Data specification file format
If you need to transfer a large number of files as a job data requirement, use a data specification file to provide a list of files that are required by the job.
Use the following rules to create a data specification file:
- The first line of the file must be the string #@dataspec.
- Blank lines and commented lines (beginning with #) preceding and following the #@dataspec string are ignored.
- The host_name:file_path pair specifies the location of the required data file.
- The host name must be a full host name. If no host name is specified, the submission host is used.
- IP addresses are not supported in lieu of host names.
- The file_path must be an absolute path (not a relative path) on the host.
- The file_path can contain only alpha-numeric characters (A-Z, a-z, and 0-9) and the following special characters: period (.), underscore (_), and dash (-). Spaces and other special characters are not supported except when a wildcard is used. The path to the data specification file itself must also conform to this convention except for wildcard characters: all paths resolved due to a wildcard are interpreted as files to transmit.
- Symbolic links (not as a result of resolving a wildcard character) are not permitted.

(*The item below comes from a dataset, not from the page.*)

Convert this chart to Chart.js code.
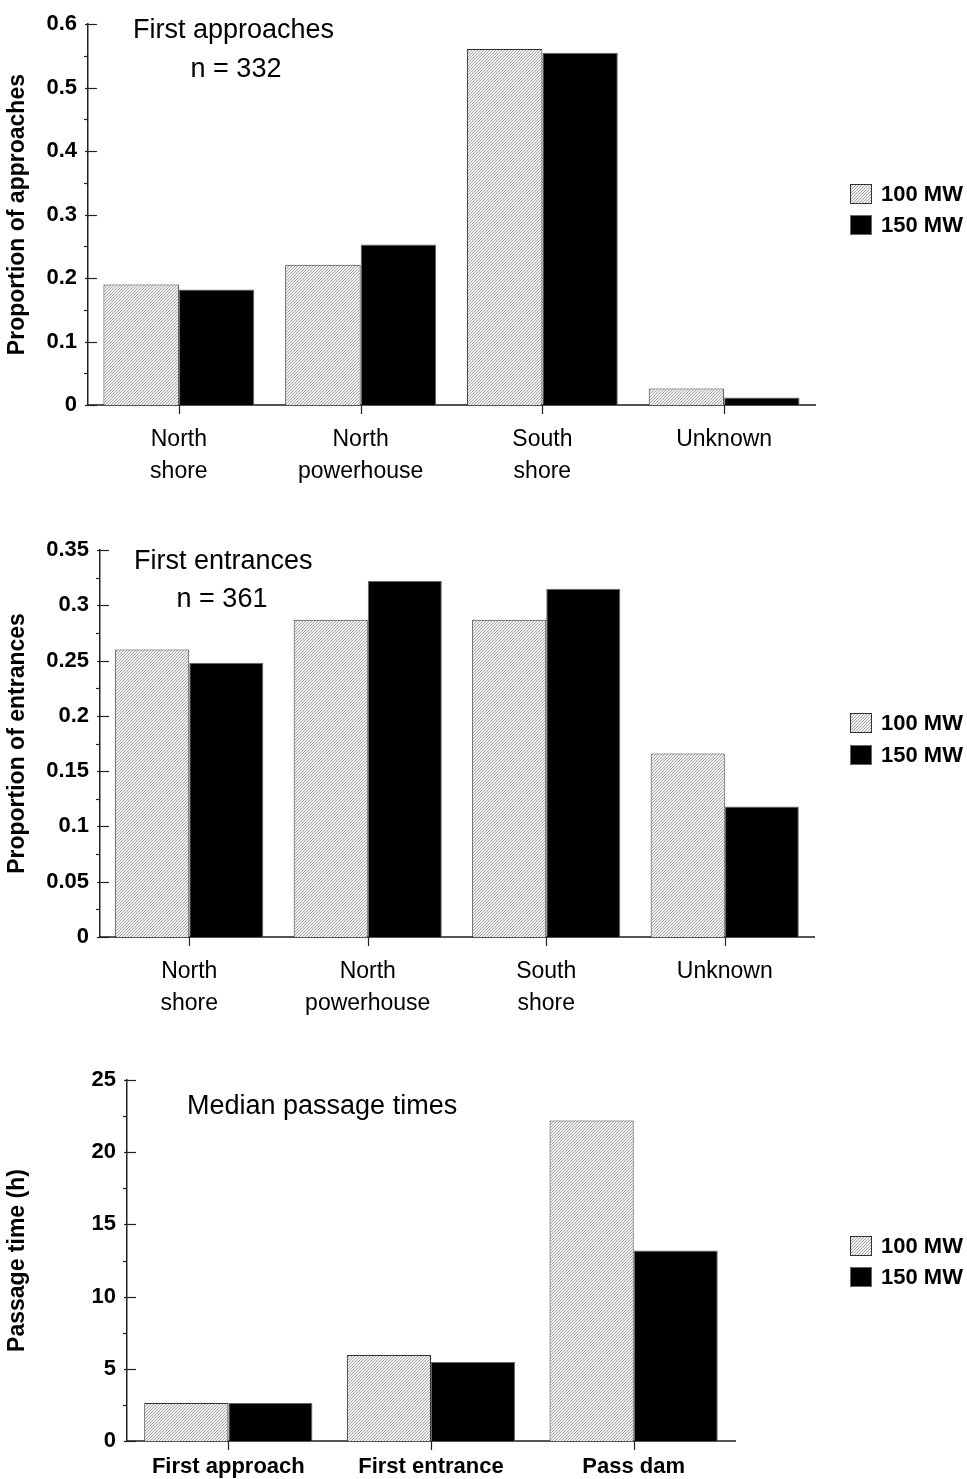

The following are rules for wildcard characters in the file paths that are used in the data
specification file:
- Ending the file with a slash character (/) transfers all of the files in the directory and all of its subdirectories.
- Ending the file path with slash and an asterisk (/*), transfers all files in immediate directory without recursion into subdirectories.
- The asterisk (*) wildcard is only permitted after a slash
(/) at the end of the file path.
When you use the asterisk character at the end of the path, the data requirements must be in quotation marks.
- If the data requirement is accessible from the submission host, bsub checks to determine whether it is a directory. If it is a directory on a remote host, bsub rejects the job.
- The %I wildcard resolves to an array index in a job array submission and can be used anywhere in the path. If the %I wildcard appears in the data specification file, but the job is not an array, it is interpreted as 0.